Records

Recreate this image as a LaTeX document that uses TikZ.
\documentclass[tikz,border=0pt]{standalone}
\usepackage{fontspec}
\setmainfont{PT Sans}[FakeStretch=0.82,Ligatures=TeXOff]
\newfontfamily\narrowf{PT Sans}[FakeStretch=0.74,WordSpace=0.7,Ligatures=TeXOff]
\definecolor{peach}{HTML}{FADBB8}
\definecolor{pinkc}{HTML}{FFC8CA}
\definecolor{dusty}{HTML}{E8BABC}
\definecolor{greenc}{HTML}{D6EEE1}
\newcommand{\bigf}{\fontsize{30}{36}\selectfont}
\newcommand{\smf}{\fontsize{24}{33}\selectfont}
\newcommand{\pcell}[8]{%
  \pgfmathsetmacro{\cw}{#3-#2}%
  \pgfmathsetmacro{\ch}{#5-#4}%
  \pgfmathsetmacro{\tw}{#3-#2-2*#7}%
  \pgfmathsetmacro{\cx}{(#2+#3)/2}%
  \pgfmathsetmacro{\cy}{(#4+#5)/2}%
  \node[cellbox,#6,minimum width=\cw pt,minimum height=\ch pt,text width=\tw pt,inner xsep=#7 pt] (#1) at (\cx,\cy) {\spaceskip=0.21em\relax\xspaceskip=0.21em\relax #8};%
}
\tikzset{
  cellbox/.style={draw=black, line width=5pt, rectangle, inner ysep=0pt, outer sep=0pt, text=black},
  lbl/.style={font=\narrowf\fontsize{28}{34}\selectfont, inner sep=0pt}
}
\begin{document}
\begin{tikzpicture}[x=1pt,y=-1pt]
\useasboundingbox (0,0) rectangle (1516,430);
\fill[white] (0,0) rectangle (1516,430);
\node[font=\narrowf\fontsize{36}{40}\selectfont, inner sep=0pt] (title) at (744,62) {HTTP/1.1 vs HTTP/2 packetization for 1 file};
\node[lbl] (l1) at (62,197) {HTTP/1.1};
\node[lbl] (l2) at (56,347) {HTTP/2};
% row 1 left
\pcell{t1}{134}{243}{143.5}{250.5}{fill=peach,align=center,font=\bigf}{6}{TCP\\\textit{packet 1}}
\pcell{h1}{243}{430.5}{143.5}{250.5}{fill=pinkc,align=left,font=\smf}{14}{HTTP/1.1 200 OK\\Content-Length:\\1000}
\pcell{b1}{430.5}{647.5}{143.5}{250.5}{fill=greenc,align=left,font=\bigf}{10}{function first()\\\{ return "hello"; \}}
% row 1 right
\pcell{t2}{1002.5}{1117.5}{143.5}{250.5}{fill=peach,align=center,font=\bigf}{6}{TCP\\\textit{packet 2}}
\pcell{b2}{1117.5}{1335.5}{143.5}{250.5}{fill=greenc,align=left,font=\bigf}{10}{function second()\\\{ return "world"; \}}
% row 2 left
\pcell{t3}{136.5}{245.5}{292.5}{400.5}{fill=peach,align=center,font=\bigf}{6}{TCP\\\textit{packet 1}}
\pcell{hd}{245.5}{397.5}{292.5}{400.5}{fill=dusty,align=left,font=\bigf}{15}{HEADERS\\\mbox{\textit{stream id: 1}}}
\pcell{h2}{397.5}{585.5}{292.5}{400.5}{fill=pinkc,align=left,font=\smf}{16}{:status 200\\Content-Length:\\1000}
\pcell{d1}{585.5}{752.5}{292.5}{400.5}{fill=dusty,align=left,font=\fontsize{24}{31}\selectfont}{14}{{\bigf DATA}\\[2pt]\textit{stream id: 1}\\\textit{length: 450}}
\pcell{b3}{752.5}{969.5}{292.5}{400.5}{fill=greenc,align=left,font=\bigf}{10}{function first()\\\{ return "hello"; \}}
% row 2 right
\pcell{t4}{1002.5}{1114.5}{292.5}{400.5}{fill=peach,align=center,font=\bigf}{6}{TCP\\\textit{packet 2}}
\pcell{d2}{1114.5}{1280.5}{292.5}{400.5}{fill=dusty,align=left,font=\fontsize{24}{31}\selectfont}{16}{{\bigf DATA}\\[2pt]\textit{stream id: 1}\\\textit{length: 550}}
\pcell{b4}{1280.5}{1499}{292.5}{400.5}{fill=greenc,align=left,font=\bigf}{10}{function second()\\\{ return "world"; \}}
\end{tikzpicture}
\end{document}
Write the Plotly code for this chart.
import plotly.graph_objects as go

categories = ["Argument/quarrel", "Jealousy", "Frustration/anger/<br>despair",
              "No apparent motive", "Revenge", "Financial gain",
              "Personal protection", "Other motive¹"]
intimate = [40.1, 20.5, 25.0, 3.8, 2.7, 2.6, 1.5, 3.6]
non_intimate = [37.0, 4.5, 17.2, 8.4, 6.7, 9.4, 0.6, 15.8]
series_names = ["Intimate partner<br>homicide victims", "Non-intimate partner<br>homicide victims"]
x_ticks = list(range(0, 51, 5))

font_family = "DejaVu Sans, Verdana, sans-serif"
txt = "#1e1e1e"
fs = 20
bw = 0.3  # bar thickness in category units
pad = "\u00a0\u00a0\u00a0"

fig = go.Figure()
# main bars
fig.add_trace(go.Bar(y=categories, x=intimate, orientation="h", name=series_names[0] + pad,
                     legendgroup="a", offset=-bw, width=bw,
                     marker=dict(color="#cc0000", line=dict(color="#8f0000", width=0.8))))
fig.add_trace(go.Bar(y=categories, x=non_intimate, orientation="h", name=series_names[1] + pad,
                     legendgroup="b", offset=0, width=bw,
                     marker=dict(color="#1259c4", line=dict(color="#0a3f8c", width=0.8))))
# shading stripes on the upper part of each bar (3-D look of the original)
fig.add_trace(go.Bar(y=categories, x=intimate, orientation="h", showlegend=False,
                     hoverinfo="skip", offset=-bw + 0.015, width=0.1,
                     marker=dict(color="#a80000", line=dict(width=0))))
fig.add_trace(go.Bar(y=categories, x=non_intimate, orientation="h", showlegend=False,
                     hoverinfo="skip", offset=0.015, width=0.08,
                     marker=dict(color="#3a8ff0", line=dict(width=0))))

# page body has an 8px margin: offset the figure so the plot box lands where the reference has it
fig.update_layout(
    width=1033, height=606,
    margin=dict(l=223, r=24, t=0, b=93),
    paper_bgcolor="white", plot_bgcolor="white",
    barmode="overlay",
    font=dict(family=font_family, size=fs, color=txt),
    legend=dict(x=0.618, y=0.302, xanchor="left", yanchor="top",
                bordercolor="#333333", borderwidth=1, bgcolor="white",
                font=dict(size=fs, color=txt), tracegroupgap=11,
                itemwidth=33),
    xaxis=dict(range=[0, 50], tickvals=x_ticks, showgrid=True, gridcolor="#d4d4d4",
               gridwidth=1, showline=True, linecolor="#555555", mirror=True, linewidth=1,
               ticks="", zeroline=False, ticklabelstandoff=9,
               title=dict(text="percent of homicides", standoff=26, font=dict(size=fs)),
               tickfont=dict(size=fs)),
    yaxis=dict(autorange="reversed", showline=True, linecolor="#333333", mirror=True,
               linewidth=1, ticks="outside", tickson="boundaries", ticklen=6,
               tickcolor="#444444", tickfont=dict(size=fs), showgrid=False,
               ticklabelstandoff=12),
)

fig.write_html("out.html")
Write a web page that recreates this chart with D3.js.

## Problem
Go through the listing above and restate it word for word.

## Completed task
Recreate this image as a LaTeX document that uses TikZ.
\documentclass[tikz,border=0pt]{standalone}
\usepackage{fontspec}
\setmainfont{PT Sans}[FakeStretch=0.82,Ligatures=TeXOff]
\newfontfamily\narrowf{PT Sans}[FakeStretch=0.74,WordSpace=0.7,Ligatures=TeXOff]
\definecolor{peach}{HTML}{FADBB8}
\definecolor{pinkc}{HTML}{FFC8CA}
\definecolor{dusty}{HTML}{E8BABC}
\definecolor{greenc}{HTML}{D6EEE1}
\newcommand{\bigf}{\fontsize{30}{36}\selectfont}
\newcommand{\smf}{\fontsize{24}{33}\selectfont}
\newcommand{\pcell}[8]{%
  \pgfmathsetmacro{\cw}{#3-#2}%
  \pgfmathsetmacro{\ch}{#5-#4}%
  \pgfmathsetmacro{\tw}{#3-#2-2*#7}%
  \pgfmathsetmacro{\cx}{(#2+#3)/2}%
  \pgfmathsetmacro{\cy}{(#4+#5)/2}%
  \node[cellbox,#6,minimum width=\cw pt,minimum height=\ch pt,text width=\tw pt,inner xsep=#7 pt] (#1) at (\cx,\cy) {\spaceskip=0.21em\relax\xspaceskip=0.21em\relax #8};%
}
\tikzset{
  cellbox/.style={draw=black, line width=5pt, rectangle, inner ysep=0pt, outer sep=0pt, text=black},
  lbl/.style={font=\narrowf\fontsize{28}{34}\selectfont, inner sep=0pt}
}
\begin{document}
\begin{tikzpicture}[x=1pt,y=-1pt]
\useasboundingbox (0,0) rectangle (1516,430);
\fill[white] (0,0) rectangle (1516,430);
\node[font=\narrowf\fontsize{36}{40}\selectfont, inner sep=0pt] (title) at (744,62) {HTTP/1.1 vs HTTP/2 packetization for 1 file};
\node[lbl] (l1) at (62,197) {HTTP/1.1};
\node[lbl] (l2) at (56,347) {HTTP/2};
% row 1 left
\pcell{t1}{134}{243}{143.5}{250.5}{fill=peach,align=center,font=\bigf}{6}{TCP\\\textit{packet 1}}
\pcell{h1}{243}{430.5}{143.5}{250.5}{fill=pinkc,align=left,font=\smf}{14}{HTTP/1.1 200 OK\\Content-Length:\\1000}
\pcell{b1}{430.5}{647.5}{143.5}{250.5}{fill=greenc,align=left,font=\bigf}{10}{function first()\\\{ return "hello"; \}}
% row 1 right
\pcell{t2}{1002.5}{1117.5}{143.5}{250.5}{fill=peach,align=center,font=\bigf}{6}{TCP\\\textit{packet 2}}
\pcell{b2}{1117.5}{1335.5}{143.5}{250.5}{fill=greenc,align=left,font=\bigf}{10}{function second()\\\{ return "world"; \}}
% row 2 left
\pcell{t3}{136.5}{245.5}{292.5}{400.5}{fill=peach,align=center,font=\bigf}{6}{TCP\\\textit{packet 1}}
\pcell{hd}{245.5}{397.5}{292.5}{400.5}{fill=dusty,align=left,font=\bigf}{15}{HEADERS\\\mbox{\textit{stream id: 1}}}
\pcell{h2}{397.5}{585.5}{292.5}{400.5}{fill=pinkc,align=left,font=\smf}{16}{:status 200\\Content-Length:\\1000}
\pcell{d1}{585.5}{752.5}{292.5}{400.5}{fill=dusty,align=left,font=\fontsize{24}{31}\selectfont}{14}{{\bigf DATA}\\[2pt]\textit{stream id: 1}\\\textit{length: 450}}
\pcell{b3}{752.5}{969.5}{292.5}{400.5}{fill=greenc,align=left,font=\bigf}{10}{function first()\\\{ return "hello"; \}}
% row 2 right
\pcell{t4}{1002.5}{1114.5}{292.5}{400.5}{fill=peach,align=center,font=\bigf}{6}{TCP\\\textit{packet 2}}
\pcell{d2}{1114.5}{1280.5}{292.5}{400.5}{fill=dusty,align=left,font=\fontsize{24}{31}\selectfont}{16}{{\bigf DATA}\\[2pt]\textit{stream id: 1}\\\textit{length: 550}}
\pcell{b4}{1280.5}{1499}{292.5}{400.5}{fill=greenc,align=left,font=\bigf}{10}{function second()\\\{ return "world"; \}}
\end{tikzpicture}
\end{document}
Write the Plotly code for this chart.
import plotly.graph_objects as go

categories = ["Argument/quarrel", "Jealousy", "Frustration/anger/<br>despair",
              "No apparent motive", "Revenge", "Financial gain",
              "Personal protection", "Other motive¹"]
intimate = [40.1, 20.5, 25.0, 3.8, 2.7, 2.6, 1.5, 3.6]
non_intimate = [37.0, 4.5, 17.2, 8.4, 6.7, 9.4, 0.6, 15.8]
series_names = ["Intimate partner<br>homicide victims", "Non-intimate partner<br>homicide victims"]
x_ticks = list(range(0, 51, 5))

font_family = "DejaVu Sans, Verdana, sans-serif"
txt = "#1e1e1e"
fs = 20
bw = 0.3  # bar thickness in category units
pad = "\u00a0\u00a0\u00a0"

fig = go.Figure()
# main bars
fig.add_trace(go.Bar(y=categories, x=intimate, orientation="h", name=series_names[0] + pad,
                     legendgroup="a", offset=-bw, width=bw,
                     marker=dict(color="#cc0000", line=dict(color="#8f0000", width=0.8))))
fig.add_trace(go.Bar(y=categories, x=non_intimate, orientation="h", name=series_names[1] + pad,
                     legendgroup="b", offset=0, width=bw,
                     marker=dict(color="#1259c4", line=dict(color="#0a3f8c", width=0.8))))
# shading stripes on the upper part of each bar (3-D look of the original)
fig.add_trace(go.Bar(y=categories, x=intimate, orientation="h", showlegend=False,
                     hoverinfo="skip", offset=-bw + 0.015, width=0.1,
                     marker=dict(color="#a80000", line=dict(width=0))))
fig.add_trace(go.Bar(y=categories, x=non_intimate, orientation="h", showlegend=False,
                     hoverinfo="skip", offset=0.015, width=0.08,
                     marker=dict(color="#3a8ff0", line=dict(width=0))))

# page body has an 8px margin: offset the figure so the plot box lands where the reference has it
fig.update_layout(
    width=1033, height=606,
    margin=dict(l=223, r=24, t=0, b=93),
    paper_bgcolor="white", plot_bgcolor="white",
    barmode="overlay",
    font=dict(family=font_family, size=fs, color=txt),
    legend=dict(x=0.618, y=0.302, xanchor="left", yanchor="top",
                bordercolor="#333333", borderwidth=1, bgcolor="white",
                font=dict(size=fs, color=txt), tracegroupgap=11,
                itemwidth=33),
    xaxis=dict(range=[0, 50], tickvals=x_ticks, showgrid=True, gridcolor="#d4d4d4",
               gridwidth=1, showline=True, linecolor="#555555", mirror=True, linewidth=1,
               ticks="", zeroline=False, ticklabelstandoff=9,
               title=dict(text="percent of homicides", standoff=26, font=dict(size=fs)),
               tickfont=dict(size=fs)),
    yaxis=dict(autorange="reversed", showline=True, linecolor="#333333", mirror=True,
               linewidth=1, ticks="outside", tickson="boundaries", ticklen=6,
               tickcolor="#444444", tickfont=dict(size=fs), showgrid=False,
               ticklabelstandoff=12),
)

fig.write_html("out.html")
Write a web page that recreates this chart with D3.js.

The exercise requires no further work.